* [Your instructions]:
Consider the records below. How many of their lines include the word "this"? State the number and nothing else.

* [Provided records]:
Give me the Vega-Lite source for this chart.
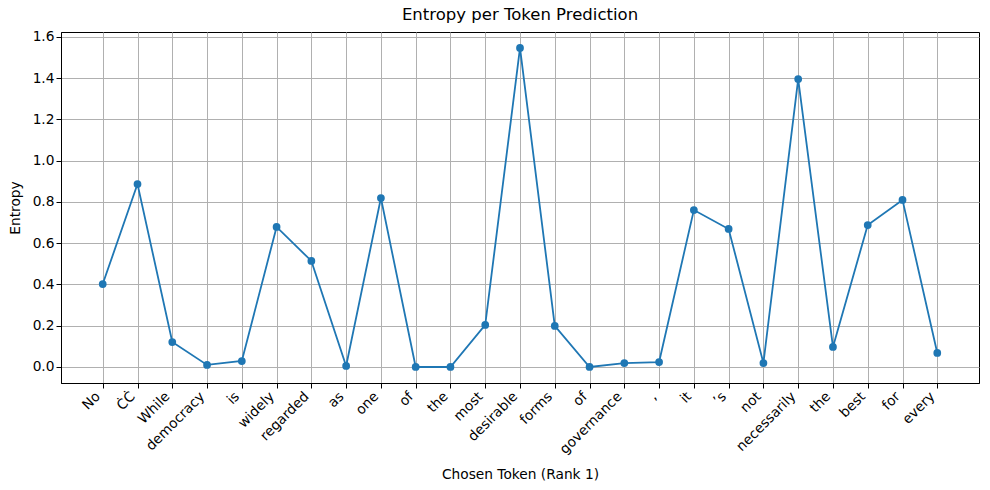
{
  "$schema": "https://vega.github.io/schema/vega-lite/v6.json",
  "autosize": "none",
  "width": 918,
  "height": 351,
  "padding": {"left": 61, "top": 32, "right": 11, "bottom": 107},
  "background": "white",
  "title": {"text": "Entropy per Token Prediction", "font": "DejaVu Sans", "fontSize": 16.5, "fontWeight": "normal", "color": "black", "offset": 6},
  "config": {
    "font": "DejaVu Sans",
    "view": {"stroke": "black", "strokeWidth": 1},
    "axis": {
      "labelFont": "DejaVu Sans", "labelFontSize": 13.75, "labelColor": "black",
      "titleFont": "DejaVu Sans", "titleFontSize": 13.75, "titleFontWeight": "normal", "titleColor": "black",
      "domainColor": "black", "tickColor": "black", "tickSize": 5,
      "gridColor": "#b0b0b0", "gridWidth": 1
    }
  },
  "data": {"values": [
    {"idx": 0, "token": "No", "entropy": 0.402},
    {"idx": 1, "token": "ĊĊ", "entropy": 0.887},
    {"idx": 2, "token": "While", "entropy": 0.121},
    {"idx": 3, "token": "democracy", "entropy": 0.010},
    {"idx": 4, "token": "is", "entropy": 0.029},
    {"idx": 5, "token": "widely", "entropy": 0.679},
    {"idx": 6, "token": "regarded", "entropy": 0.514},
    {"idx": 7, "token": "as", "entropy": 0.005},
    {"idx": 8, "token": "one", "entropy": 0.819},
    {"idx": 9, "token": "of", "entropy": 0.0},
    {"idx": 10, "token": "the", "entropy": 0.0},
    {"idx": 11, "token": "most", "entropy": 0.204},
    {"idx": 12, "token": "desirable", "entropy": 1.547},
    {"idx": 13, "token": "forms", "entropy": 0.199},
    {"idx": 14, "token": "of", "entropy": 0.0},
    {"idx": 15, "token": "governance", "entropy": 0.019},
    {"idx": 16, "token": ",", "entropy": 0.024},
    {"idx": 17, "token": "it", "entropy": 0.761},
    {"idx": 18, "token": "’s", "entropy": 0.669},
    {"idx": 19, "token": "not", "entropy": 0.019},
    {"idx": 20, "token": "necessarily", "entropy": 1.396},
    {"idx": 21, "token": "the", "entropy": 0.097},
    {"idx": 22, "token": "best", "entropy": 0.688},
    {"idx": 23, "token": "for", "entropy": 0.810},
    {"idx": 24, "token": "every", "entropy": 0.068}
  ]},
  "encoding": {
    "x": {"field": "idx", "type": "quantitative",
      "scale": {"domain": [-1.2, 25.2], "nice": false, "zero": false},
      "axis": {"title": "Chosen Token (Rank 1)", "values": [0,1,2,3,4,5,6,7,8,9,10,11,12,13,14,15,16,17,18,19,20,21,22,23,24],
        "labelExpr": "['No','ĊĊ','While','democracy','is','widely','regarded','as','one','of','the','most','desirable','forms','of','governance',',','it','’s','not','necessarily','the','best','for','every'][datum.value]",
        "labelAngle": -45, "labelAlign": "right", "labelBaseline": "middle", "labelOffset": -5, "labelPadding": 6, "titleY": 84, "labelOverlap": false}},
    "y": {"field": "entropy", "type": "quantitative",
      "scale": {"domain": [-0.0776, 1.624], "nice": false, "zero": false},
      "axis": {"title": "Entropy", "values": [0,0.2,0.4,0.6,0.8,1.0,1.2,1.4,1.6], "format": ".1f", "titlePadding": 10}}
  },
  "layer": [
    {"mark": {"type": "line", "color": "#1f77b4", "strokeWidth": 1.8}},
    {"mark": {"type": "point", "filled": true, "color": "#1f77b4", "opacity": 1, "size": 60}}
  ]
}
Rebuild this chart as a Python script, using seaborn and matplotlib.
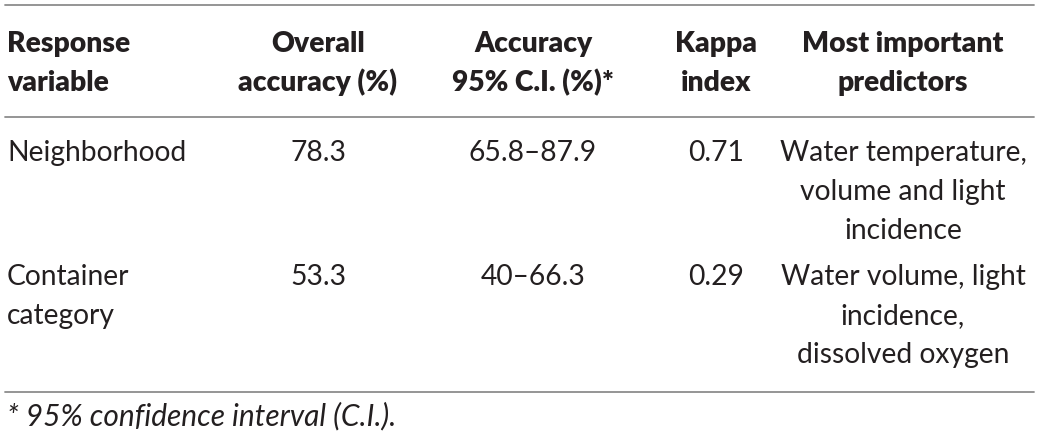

* [Response to the task]:
2